## Data excerpt

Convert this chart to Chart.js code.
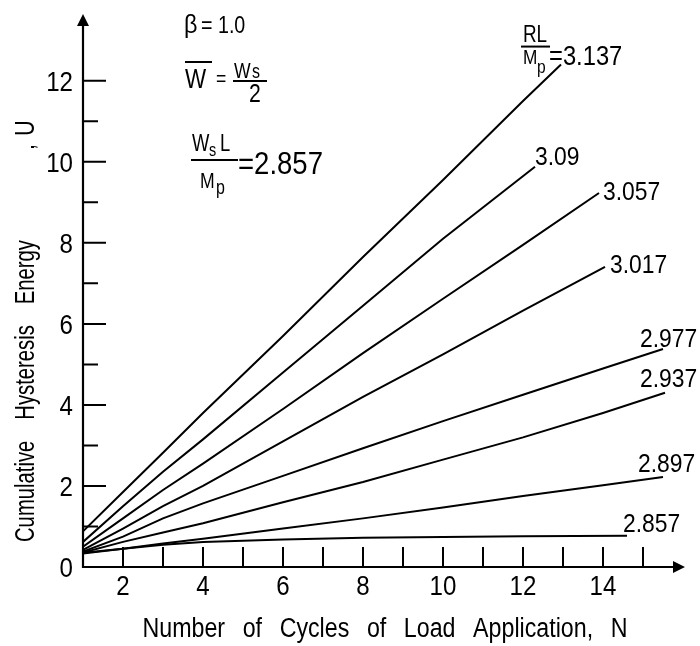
<!DOCTYPE html>
<html>
<head>
<meta charset="utf-8">
<script src="https://cdn.jsdelivr.net/npm/chart.js@4.4.0/dist/chart.umd.min.js"></script>
<style>
  html, body { margin: 0; padding: 0; background: #fff; }
</style>
</head>
<body>
<canvas id="hystChart" width="700" height="646"></canvas>
<script>
// values, one pair of arrays per curve (N, U)
const N_3137 = [1, 2, 3, 4, 6, 8, 10, 12, 12.95];
const U_3137 = [0.88, 1.85, 2.82, 3.8, 5.7, 7.65, 9.55, 11.5, 12.4];
const N_309  = [1, 2, 3, 4, 6, 8, 10, 12.3];
const U_309  = [0.62, 1.5, 2.35, 3.15, 4.8, 6.45, 8.1, 9.88];
const N_3057 = [1, 2, 3, 4, 6, 8, 10, 12, 13.9];
const U_3057 = [0.5, 1.2, 1.9, 2.55, 3.9, 5.28, 6.62, 7.95, 9.23];
const N_3017 = [1, 2, 3, 4, 6, 8, 10, 12, 14.05];
const U_3017 = [0.42, 0.95, 1.5, 2.0, 3.1, 4.2, 5.25, 6.33, 7.41];
const N_2977 = [1, 2, 3, 4, 6, 8, 10, 12, 14, 15.5];
const U_2977 = [0.38, 0.75, 1.2, 1.57, 2.25, 2.93, 3.6, 4.25, 4.9, 5.38];
const N_2937 = [1, 2, 3, 4, 6, 8, 10, 12, 14, 15.55];
const U_2937 = [0.36, 0.62, 0.85, 1.08, 1.6, 2.1, 2.65, 3.2, 3.8, 4.3];
const N_2897 = [1, 2, 3, 4, 6, 8, 10, 12, 14, 15.5];
const U_2897 = [0.35, 0.45, 0.58, 0.7, 0.95, 1.2, 1.47, 1.75, 2.02, 2.22];
const N_2857 = [1, 2, 3, 4, 6, 8, 10, 12, 14.6];
const U_2857 = [0.33, 0.45, 0.55, 0.62, 0.68, 0.72, 0.74, 0.76, 0.77];

// RL/Mp value of each curve
const RL_MP = ['3.137', '3.09', '3.057', '3.017', '2.977', '2.937', '2.897', '2.857'];

// axis ticks
const X_TICKS = [2, 3, 4, 5, 6, 7, 8, 9, 10, 11, 12, 13, 14, 15];
const X_LABELS = [2, 4, 6, 8, 10, 12, 14];
const Y_TICKS = [1, 2, 3, 4, 5, 6, 7, 8, 9, 10, 11, 12];
const Y_LABELS = [0, 2, 4, 6, 8, 10, 12];

const X_TITLE = 'Number of Cycles of Load Application, N';
const Y_TITLE = 'Cumulative Hysteresis Energy';
const Y_TITLE_END = [',', 'U'];

const FONT = '"Liberation Sans", Arial, sans-serif';

const curves = [
  [N_3137, U_3137], [N_309, U_309], [N_3057, U_3057], [N_3017, U_3017],
  [N_2977, U_2977], [N_2937, U_2937], [N_2897, U_2897], [N_2857, U_2857]
];

// where each curve label sits, relative to the curve's last point (px)
const LABEL_OFF = {
  '3.09': [0, -2], '3.057': [4, 7], '3.017': [5, 6], '2.977': [-23, -2],
  '2.937': [-25, -6], '2.897': [-25, -5], '2.857': [-4, -4]
};

// lettering of the original is narrow, so squeeze the text horizontally
function txt(ctx, s, x, y, size, align, hs) {
  ctx.save();
  ctx.translate(x, y);
  ctx.scale(hs || 0.85, 1);
  ctx.font = size + 'px ' + FONT;
  ctx.textAlign = align || 'left';
  ctx.textBaseline = 'alphabetic';
  ctx.fillText(s, 0, 0);
  ctx.restore();
}

// centred text stretched over a given width by widening the word gaps
function spreadTxt(ctx, s, cx, y, size, width, hs) {
  ctx.save();
  ctx.font = size + 'px ' + FONT;
  ctx.wordSpacing = '0px';
  const w = ctx.measureText(s).width;
  const gaps = s.split(' ').length - 1;
  ctx.wordSpacing = Math.max(0, (width / hs - w) / gaps) + 'px';
  txt(ctx, s, cx, y, size, 'center', hs);
  ctx.restore();
}

const decor = {
  id: 'decor',
  afterDraw(chart) {
    const ctx = chart.ctx;
    const xs = chart.scales.x, ys = chart.scales.y;
    const X = v => xs.getPixelForValue(v);
    const Y = v => ys.getPixelForValue(v);
    const x0 = X(1), y0 = Y(0);
    ctx.save();
    ctx.strokeStyle = '#000';
    ctx.fillStyle = '#000';
    ctx.lineWidth = 2.2;

    // axes with arrow heads
    const yTip = Y(13.65), xTip = X(16.05);
    ctx.beginPath();
    ctx.moveTo(x0, y0 + 1); ctx.lineTo(x0, yTip + 8);
    ctx.moveTo(x0 - 1, y0); ctx.lineTo(xTip - 8, y0);
    ctx.stroke();
    ctx.beginPath();
    ctx.moveTo(x0, yTip); ctx.lineTo(x0 - 6, yTip + 12); ctx.lineTo(x0 + 6, yTip + 12); ctx.closePath();
    ctx.moveTo(xTip, y0); ctx.lineTo(xTip - 12, y0 - 6); ctx.lineTo(xTip - 12, y0 + 6); ctx.closePath();
    ctx.fill();

    // inward ticks
    ctx.lineWidth = 2;
    ctx.beginPath();
    Y_TICKS.forEach(v => {
      const len = v % 2 === 0 ? 23 : 15;
      ctx.moveTo(x0, Y(v)); ctx.lineTo(x0 + len, Y(v));
    });
    X_TICKS.forEach(v => {
      ctx.moveTo(X(v), y0); ctx.lineTo(X(v), y0 - 20);
    });
    ctx.stroke();

    // tick labels
    X_LABELS.forEach(v => txt(ctx, String(v), X(v), y0 + 28, 28, 'center', 0.86));
    Y_LABELS.forEach(v => txt(ctx, String(v), x0 - 10, Y(v) + 10, 28, 'right', 0.86));

    // axis titles
    spreadTxt(ctx, X_TITLE, 385, 637, 27, 485, 0.86);
    ctx.save();
    ctx.translate(34, 330);
    ctx.rotate(-Math.PI / 2);
    spreadTxt(ctx, Y_TITLE, -61, 0, 27, 302, 0.75);
    txt(ctx, Y_TITLE_END[0], 180, 0, 27, 'left', 0.8);
    txt(ctx, Y_TITLE_END[1], 194, 0, 27, 'left', 0.8);
    ctx.restore();

    // curve labels
    chart.data.datasets.forEach((ds, i) => {
      const last = ds.data[ds.data.length - 1];
      const px = X(last.x), py = Y(last.y);
      const name = RL_MP[i];
      if (i === 0) {
        txt(ctx, '=3.137', px - 12, py, 27, 'left', 0.88);
        txt(ctx, 'RL', px - 38, py - 23, 23, 'left', 0.82);
        ctx.beginPath(); ctx.moveTo(px - 40, py - 18); ctx.lineTo(px - 11, py - 18); ctx.stroke();
        txt(ctx, 'M', px - 38, py - 1, 21, 'left', 0.82);
        txt(ctx, 'p', px - 24, py + 8, 19, 'left', 0.82);
        return;
      }
      const o = LABEL_OFF[name];
      txt(ctx, name, px + o[0], py + o[1], 26, 'left', 0.88);
    });

    // parameter block, upper left
    txt(ctx, '\u03b2', 184, 33, 26, 'left', 0.9);
    txt(ctx, '= 1.0', 201, 33, 24, 'left', 0.82);
    txt(ctx, 'W', 185, 88, 28, 'left', 0.8);
    ctx.beginPath(); ctx.moveTo(185, 62); ctx.lineTo(212, 62); ctx.stroke();
    txt(ctx, '=', 216, 86, 22, 'left', 0.8);
    txt(ctx, 'W', 234, 78, 22, 'left', 0.8);
    txt(ctx, 's', 252, 78, 20, 'left', 0.8);
    ctx.beginPath(); ctx.moveTo(233, 81); ctx.lineTo(267, 81); ctx.stroke();
    txt(ctx, '2', 249, 102, 25, 'left', 0.85);

    txt(ctx, 'W', 192, 151, 23, 'left', 0.8);
    txt(ctx, 's', 209, 156, 18, 'left', 0.8);
    txt(ctx, 'L', 220, 151, 23, 'left', 0.8);
    ctx.beginPath(); ctx.moveTo(191, 160); ctx.lineTo(238, 160); ctx.stroke();
    txt(ctx, 'M', 200, 188, 22, 'left', 0.8);
    txt(ctx, 'p', 216, 194, 20, 'left', 0.8);
    txt(ctx, '=2.857', 238, 174, 32, 'left', 0.86);

    ctx.restore();
  }
};

new Chart(document.getElementById('hystChart'), {
  type: 'line',
  data: {
    datasets: curves.map((c, i) => ({
      label: RL_MP[i],
      data: c[0].map((n, k) => ({ x: n, y: c[1][k] })),
      borderColor: '#000',
      borderWidth: 2,
      pointRadius: 0,
      fill: false,
      tension: 0
    }))
  },
  options: {
    responsive: false,
    devicePixelRatio: 1,
    animation: false,
    layout: { padding: { top: 20, right: 17, bottom: 0, left: 0 } },
    scales: {
      x: {
        type: 'linear', min: 1, max: 16,
        ticks: { display: false },
        grid: { display: false, drawTicks: false },
        border: { display: false },
        afterFit: s => { s.height = 79; }
      },
      y: {
        type: 'linear', min: 0, max: 13.5,
        ticks: { display: false },
        grid: { display: false, drawTicks: false },
        border: { display: false },
        afterFit: s => { s.width = 83; }
      }
    },
    plugins: { legend: { display: false }, tooltip: { enabled: false } }
  },
  plugins: [decor]
});
</script>
</body>
</html>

## Work required
Restate each line from the start of the listing through the line bearing "0.74, 0.76, 0.77];" word for word. Drop the pictures.

## Output for this task
Convert this chart to Chart.js code.
<!DOCTYPE html>
<html>
<head>
<meta charset="utf-8">
<script src="https://cdn.jsdelivr.net/npm/chart.js@4.4.0/dist/chart.umd.min.js"></script>
<style>
  html, body { margin: 0; padding: 0; background: #fff; }
</style>
</head>
<body>
<canvas id="hystChart" width="700" height="646"></canvas>
<script>
// values, one pair of arrays per curve (N, U)
const N_3137 = [1, 2, 3, 4, 6, 8, 10, 12, 12.95];
const U_3137 = [0.88, 1.85, 2.82, 3.8, 5.7, 7.65, 9.55, 11.5, 12.4];
const N_309  = [1, 2, 3, 4, 6, 8, 10, 12.3];
const U_309  = [0.62, 1.5, 2.35, 3.15, 4.8, 6.45, 8.1, 9.88];
const N_3057 = [1, 2, 3, 4, 6, 8, 10, 12, 13.9];
const U_3057 = [0.5, 1.2, 1.9, 2.55, 3.9, 5.28, 6.62, 7.95, 9.23];
const N_3017 = [1, 2, 3, 4, 6, 8, 10, 12, 14.05];
const U_3017 = [0.42, 0.95, 1.5, 2.0, 3.1, 4.2, 5.25, 6.33, 7.41];
const N_2977 = [1, 2, 3, 4, 6, 8, 10, 12, 14, 15.5];
const U_2977 = [0.38, 0.75, 1.2, 1.57, 2.25, 2.93, 3.6, 4.25, 4.9, 5.38];
const N_2937 = [1, 2, 3, 4, 6, 8, 10, 12, 14, 15.55];
const U_2937 = [0.36, 0.62, 0.85, 1.08, 1.6, 2.1, 2.65, 3.2, 3.8, 4.3];
const N_2897 = [1, 2, 3, 4, 6, 8, 10, 12, 14, 15.5];
const U_2897 = [0.35, 0.45, 0.58, 0.7, 0.95, 1.2, 1.47, 1.75, 2.02, 2.22];
const N_2857 = [1, 2, 3, 4, 6, 8, 10, 12, 14.6];
const U_2857 = [0.33, 0.45, 0.55, 0.62, 0.68, 0.72, 0.74, 0.76, 0.77];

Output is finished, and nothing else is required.